Your average Lewis L’Amour book runs about 250 pages, give or take. I say this, because as far as I know, The Haunted Mesa is probably the longest book he’s written, coming in at 433 pages on the Kindle, and about 357 or so in print, which puts this about as long as two of his standard novels put together. Now, with this being the first L’Amour book I’ve read so far, I have no way of comparison, but…there’s a lot of exposition in this book. There are points where the characters tend to go for pages pontificating about certain things like the nature of man, the rise and fall of mysterious cultures in the Southwest, a lot of it tied up with the backstory of whatever character Mike runs into that may or may not have something to do with the overall narrative. According to the postscript, this book had been brewing in L’Amour’s noggin since at least the 70s, having notes and expeditions around places like the Mesa Verde and the surrounding areas. He obviously had a long-standing interest in the lore and mythology surrounding the mesas; and given that this was his final written book before he died, it may have just been an instance where his characters worked as a mouthpiece for his own brain droppings on life, the universe, and everything. Forty-Two. I make no apologies.
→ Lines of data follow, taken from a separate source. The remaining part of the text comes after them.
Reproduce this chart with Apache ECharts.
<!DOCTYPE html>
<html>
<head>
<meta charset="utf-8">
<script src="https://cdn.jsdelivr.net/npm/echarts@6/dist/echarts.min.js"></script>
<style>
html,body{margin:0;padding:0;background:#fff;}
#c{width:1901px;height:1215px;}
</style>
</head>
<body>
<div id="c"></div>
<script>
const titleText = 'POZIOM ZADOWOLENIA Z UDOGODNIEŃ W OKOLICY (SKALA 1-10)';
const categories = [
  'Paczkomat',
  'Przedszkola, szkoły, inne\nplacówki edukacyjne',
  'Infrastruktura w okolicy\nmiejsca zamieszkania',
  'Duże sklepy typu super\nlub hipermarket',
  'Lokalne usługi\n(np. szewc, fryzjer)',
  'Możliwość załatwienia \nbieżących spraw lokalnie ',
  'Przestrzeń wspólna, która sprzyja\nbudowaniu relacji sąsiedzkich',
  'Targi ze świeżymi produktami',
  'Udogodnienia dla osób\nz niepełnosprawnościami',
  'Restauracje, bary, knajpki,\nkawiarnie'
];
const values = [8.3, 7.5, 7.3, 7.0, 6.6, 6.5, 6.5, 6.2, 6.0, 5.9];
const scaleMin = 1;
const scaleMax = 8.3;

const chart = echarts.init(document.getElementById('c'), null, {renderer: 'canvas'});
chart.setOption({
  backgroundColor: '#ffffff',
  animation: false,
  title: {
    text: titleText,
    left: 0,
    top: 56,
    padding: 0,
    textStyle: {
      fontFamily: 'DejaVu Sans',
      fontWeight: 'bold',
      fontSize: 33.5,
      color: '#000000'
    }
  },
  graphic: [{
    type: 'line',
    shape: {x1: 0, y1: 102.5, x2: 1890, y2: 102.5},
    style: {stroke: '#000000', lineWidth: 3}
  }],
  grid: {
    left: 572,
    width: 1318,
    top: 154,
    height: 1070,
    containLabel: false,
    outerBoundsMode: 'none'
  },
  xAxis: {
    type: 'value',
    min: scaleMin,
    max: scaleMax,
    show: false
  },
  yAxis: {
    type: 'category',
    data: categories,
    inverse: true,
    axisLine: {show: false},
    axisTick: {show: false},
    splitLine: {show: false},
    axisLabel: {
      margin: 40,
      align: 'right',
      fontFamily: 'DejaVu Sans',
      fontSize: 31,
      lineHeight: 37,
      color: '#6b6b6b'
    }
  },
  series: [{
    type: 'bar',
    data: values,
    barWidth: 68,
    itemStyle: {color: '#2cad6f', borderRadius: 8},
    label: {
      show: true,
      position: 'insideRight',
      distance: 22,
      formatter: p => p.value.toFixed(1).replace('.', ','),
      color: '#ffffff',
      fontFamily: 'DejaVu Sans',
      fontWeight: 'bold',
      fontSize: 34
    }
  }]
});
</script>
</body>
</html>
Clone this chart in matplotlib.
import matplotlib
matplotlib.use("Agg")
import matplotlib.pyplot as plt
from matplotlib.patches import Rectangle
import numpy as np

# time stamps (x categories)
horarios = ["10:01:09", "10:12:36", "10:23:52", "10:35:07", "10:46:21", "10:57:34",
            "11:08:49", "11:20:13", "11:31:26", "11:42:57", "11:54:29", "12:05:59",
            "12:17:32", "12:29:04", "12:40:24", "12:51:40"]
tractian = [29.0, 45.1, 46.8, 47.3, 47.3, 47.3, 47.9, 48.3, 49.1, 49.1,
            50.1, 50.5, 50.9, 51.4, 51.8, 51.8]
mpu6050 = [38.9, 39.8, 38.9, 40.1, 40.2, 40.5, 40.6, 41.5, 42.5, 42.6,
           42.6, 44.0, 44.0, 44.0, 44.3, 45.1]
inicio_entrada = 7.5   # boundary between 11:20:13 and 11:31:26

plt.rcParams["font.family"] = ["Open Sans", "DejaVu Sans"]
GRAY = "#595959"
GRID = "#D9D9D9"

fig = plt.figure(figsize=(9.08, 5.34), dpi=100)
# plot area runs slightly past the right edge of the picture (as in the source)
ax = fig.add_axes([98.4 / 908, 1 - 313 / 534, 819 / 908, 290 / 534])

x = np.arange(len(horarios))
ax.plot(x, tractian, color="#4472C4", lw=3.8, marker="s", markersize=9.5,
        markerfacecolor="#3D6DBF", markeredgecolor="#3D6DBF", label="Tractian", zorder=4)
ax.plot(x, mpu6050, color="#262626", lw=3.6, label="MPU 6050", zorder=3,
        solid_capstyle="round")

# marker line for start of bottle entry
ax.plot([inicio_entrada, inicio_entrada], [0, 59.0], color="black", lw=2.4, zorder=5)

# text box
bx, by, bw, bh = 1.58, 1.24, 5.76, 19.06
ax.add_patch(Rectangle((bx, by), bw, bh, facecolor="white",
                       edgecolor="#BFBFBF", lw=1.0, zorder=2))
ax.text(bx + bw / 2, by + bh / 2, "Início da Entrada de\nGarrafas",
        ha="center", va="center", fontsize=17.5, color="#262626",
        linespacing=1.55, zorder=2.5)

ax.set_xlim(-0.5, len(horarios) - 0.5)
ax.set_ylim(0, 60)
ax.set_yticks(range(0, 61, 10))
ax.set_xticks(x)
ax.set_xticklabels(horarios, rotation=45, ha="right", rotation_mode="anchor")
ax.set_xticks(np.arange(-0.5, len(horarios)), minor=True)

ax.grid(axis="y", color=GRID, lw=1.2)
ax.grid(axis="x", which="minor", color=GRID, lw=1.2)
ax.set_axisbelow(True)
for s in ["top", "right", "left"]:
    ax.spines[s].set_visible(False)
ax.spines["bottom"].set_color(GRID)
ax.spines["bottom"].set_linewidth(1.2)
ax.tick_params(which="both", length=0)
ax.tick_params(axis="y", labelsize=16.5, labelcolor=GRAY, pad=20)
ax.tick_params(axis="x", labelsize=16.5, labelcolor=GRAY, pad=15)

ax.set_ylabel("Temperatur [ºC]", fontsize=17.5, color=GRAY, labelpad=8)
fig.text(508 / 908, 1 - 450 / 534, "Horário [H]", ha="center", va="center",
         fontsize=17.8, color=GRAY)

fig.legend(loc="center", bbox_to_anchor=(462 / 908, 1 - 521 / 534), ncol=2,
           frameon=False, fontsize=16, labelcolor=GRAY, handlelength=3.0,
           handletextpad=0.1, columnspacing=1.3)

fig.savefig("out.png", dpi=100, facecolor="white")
There is some riveting action interspersed among the exposition, in a rather engaging pulp style. Most of this takes place in our world; Mike doesn’t really make it to the other side until about 70% of the way into the book (one of the perks of having a Kindle, you know at what point something happens). There’s a bunch of characters that are introduced that seem they would be much more important to the plot than they are–there’s a local law enforcement character that, in my head, kept imagining to be patterned after Graham Greene, that maybe should have been more of an everyman perspective on the other side than just staying here on our side. And some of the ones that do, aren’t really all that fleshed out enough. Other than that, the story itself did drag a bit at times, especially when the characters got to pontificatin’ and such.
On the Goodreads site, there’s a lot of 1- and 2-star reviews of The Haunted Mesa, from those who were obviously expecting an old fashioned Western yarn, because of the name. As someone who comes from a different style of literary consumption, I found The Haunted Mesa to be an interesting bit of pulp sci-fi Weird Western speculative fiction that could have been tightened up at a few points, and expounded upon a bit more at others. You would do well to check this book out.